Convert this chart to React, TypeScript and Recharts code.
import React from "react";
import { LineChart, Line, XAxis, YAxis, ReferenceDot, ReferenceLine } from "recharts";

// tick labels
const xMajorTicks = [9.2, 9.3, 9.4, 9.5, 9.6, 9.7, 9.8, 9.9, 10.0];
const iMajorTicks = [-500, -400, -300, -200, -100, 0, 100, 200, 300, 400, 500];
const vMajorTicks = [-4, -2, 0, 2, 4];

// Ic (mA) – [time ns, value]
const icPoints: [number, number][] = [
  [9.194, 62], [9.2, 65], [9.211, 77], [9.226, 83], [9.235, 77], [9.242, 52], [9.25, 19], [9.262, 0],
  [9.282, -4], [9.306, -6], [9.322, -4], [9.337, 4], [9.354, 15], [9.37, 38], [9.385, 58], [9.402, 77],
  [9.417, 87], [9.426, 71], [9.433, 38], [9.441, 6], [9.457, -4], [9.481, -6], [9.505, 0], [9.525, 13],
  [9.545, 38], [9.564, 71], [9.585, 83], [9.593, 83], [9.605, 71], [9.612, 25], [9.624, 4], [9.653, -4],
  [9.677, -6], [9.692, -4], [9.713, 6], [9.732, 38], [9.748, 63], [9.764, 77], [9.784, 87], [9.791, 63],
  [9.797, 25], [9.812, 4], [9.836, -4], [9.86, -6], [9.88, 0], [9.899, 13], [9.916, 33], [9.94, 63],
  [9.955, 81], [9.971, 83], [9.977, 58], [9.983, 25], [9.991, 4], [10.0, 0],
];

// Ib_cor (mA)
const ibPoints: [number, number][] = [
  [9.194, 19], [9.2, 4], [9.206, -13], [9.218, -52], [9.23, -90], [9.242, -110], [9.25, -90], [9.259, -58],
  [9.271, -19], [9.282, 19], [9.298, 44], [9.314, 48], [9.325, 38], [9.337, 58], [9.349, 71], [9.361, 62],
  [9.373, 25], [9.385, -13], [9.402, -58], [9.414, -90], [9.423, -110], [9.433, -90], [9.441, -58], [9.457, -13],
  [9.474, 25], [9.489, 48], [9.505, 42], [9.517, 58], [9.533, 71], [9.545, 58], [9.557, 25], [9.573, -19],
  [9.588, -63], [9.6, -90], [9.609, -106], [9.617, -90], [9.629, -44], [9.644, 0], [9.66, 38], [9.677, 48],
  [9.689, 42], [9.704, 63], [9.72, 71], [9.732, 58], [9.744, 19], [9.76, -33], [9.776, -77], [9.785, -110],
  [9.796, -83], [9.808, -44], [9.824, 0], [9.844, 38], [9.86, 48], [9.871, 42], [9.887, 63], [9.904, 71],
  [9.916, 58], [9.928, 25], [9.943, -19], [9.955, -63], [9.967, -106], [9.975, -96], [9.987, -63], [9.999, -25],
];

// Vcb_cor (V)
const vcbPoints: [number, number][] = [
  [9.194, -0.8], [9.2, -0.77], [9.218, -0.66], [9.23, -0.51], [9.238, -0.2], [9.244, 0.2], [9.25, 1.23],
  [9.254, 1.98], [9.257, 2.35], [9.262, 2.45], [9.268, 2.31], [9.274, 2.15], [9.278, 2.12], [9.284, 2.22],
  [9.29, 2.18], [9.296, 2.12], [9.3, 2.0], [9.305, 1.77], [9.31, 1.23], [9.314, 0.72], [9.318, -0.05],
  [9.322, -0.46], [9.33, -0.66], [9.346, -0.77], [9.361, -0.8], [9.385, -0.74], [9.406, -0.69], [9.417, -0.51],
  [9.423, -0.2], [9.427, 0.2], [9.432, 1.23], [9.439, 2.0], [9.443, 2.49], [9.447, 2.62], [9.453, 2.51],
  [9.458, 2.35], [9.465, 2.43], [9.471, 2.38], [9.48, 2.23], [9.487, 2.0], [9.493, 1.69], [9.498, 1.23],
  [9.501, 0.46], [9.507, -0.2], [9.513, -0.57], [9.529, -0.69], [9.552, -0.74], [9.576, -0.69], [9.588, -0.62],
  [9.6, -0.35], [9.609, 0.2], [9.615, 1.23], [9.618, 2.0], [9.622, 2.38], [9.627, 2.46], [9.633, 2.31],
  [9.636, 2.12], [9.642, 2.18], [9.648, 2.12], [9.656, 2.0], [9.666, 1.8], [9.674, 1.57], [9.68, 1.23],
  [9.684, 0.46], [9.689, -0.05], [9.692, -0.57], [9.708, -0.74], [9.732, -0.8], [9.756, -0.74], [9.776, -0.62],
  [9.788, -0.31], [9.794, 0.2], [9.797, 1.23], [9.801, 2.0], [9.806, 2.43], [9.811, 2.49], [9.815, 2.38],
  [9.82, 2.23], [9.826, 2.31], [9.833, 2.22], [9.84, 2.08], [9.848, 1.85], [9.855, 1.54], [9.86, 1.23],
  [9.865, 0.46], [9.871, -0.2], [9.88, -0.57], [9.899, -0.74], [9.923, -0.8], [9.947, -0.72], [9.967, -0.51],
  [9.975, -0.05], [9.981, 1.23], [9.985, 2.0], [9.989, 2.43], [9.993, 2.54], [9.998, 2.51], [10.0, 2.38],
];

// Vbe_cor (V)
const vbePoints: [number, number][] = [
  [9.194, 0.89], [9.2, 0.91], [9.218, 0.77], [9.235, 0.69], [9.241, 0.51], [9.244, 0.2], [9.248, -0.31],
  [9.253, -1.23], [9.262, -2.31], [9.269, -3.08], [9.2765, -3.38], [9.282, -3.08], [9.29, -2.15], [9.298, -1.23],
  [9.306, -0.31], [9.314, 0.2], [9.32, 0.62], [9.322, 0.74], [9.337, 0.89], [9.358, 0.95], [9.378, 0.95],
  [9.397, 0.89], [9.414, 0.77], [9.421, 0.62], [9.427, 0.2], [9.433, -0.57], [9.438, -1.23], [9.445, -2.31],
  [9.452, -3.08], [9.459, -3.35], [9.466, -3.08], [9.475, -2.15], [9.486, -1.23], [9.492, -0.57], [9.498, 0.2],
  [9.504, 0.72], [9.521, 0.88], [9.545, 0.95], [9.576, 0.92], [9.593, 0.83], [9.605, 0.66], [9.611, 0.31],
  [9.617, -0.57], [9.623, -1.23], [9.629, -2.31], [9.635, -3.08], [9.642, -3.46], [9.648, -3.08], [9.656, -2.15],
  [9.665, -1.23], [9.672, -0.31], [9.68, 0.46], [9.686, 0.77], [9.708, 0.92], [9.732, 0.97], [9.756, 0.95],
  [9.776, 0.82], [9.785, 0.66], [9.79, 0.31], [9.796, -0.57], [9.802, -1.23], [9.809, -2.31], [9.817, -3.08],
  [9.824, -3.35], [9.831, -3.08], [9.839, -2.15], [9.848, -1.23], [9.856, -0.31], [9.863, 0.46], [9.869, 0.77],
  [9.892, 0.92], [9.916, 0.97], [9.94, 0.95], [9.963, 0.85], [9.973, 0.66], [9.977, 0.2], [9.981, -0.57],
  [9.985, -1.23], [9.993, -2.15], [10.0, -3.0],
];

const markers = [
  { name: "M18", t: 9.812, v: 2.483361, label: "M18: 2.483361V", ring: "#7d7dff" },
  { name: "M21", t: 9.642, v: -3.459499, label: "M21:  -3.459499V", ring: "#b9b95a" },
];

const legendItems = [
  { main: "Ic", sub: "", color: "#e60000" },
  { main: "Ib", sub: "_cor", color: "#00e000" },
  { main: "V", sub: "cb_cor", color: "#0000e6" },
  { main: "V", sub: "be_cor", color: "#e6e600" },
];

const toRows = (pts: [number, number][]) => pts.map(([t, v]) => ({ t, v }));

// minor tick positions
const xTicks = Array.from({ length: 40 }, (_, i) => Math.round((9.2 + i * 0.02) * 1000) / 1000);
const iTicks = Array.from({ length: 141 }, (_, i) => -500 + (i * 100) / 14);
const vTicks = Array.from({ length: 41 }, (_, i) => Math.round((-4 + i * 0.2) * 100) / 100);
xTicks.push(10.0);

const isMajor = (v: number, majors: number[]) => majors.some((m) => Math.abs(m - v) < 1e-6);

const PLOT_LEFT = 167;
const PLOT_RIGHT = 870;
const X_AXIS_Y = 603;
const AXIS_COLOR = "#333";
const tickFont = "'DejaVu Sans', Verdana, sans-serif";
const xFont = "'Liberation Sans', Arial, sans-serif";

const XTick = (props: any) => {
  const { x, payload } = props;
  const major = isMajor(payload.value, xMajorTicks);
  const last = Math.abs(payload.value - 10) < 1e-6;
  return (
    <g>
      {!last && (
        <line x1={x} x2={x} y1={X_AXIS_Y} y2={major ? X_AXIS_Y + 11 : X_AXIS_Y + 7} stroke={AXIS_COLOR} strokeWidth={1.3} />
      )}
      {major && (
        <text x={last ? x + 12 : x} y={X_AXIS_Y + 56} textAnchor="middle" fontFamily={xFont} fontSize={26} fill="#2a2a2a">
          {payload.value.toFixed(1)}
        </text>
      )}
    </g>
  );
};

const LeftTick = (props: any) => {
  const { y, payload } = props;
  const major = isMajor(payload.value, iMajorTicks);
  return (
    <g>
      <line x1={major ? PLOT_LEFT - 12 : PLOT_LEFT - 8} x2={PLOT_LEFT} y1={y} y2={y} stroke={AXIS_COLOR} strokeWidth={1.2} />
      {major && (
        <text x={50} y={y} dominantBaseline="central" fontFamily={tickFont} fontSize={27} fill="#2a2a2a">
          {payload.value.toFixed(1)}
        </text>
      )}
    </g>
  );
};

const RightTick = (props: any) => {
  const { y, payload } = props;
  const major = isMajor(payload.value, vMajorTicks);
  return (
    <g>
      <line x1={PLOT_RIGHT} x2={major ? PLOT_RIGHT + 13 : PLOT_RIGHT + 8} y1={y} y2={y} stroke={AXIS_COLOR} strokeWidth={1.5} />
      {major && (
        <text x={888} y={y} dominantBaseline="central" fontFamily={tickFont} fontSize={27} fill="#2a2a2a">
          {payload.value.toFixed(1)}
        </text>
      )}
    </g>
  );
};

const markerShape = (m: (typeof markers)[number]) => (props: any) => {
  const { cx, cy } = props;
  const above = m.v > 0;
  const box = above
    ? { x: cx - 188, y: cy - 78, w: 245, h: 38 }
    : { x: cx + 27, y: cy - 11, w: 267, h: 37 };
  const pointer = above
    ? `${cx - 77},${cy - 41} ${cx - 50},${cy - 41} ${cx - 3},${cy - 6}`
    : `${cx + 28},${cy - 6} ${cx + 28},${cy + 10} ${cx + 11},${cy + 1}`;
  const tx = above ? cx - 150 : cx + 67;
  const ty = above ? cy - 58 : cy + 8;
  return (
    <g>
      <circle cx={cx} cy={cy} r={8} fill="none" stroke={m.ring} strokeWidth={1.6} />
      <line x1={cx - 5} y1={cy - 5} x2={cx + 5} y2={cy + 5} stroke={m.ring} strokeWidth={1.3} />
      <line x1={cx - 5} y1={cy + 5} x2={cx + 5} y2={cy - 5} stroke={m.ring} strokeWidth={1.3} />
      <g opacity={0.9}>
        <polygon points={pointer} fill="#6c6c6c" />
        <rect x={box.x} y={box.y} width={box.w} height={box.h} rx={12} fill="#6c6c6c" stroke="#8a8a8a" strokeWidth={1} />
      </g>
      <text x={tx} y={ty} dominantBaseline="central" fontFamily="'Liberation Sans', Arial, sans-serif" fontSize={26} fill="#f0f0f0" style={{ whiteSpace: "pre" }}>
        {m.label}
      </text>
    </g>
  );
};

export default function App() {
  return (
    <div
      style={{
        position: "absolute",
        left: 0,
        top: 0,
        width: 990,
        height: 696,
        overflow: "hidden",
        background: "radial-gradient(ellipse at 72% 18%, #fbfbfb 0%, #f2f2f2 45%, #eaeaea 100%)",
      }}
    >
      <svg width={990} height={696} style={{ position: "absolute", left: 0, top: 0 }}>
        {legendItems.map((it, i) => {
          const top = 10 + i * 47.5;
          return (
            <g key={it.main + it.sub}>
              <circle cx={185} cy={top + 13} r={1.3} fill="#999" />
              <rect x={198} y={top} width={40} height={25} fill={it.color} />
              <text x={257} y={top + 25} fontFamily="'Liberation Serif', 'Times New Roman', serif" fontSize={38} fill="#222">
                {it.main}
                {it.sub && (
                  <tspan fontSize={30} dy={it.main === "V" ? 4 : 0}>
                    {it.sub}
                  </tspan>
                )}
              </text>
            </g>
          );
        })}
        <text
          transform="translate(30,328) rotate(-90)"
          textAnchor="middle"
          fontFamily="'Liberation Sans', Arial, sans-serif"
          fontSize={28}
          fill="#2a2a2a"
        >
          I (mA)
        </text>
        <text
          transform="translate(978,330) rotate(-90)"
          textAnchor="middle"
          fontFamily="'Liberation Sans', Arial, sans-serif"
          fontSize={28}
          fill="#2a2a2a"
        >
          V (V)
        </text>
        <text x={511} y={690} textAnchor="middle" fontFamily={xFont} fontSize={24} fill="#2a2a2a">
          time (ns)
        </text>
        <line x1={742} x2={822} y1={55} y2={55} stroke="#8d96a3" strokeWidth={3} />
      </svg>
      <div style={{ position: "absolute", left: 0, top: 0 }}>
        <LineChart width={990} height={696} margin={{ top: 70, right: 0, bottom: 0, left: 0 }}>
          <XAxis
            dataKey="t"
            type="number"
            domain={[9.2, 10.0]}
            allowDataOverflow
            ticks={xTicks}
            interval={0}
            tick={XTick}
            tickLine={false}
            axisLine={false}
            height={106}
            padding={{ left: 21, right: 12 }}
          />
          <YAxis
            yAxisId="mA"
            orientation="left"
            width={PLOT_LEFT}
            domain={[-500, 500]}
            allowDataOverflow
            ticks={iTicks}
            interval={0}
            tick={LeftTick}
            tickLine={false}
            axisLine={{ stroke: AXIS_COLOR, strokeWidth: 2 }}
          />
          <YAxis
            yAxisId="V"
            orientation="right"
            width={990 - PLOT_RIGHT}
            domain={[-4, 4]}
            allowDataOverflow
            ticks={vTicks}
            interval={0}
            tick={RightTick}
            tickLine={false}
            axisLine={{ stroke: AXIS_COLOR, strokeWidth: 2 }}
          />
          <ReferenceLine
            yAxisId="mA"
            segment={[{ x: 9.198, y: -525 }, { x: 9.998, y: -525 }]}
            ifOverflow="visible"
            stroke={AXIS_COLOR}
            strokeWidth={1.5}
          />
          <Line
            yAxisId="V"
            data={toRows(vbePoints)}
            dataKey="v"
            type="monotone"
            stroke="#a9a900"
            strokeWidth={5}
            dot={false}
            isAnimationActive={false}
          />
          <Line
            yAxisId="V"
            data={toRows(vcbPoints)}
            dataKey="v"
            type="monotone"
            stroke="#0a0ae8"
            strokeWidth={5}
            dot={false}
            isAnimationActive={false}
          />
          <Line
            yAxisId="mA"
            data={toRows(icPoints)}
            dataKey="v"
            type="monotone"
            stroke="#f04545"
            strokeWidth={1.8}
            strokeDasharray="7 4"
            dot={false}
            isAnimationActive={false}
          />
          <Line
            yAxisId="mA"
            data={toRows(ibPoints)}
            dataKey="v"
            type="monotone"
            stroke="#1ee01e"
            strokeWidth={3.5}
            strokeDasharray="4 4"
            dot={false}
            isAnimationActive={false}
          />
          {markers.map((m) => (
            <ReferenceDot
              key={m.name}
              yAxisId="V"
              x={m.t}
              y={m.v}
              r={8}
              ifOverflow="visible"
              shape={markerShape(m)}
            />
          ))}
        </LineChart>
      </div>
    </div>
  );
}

■ **What to work on**
Show the lines of the material that contain the word "React".

■ **Correct response**
Convert this chart to React, TypeScript and Recharts code.
import React from "react";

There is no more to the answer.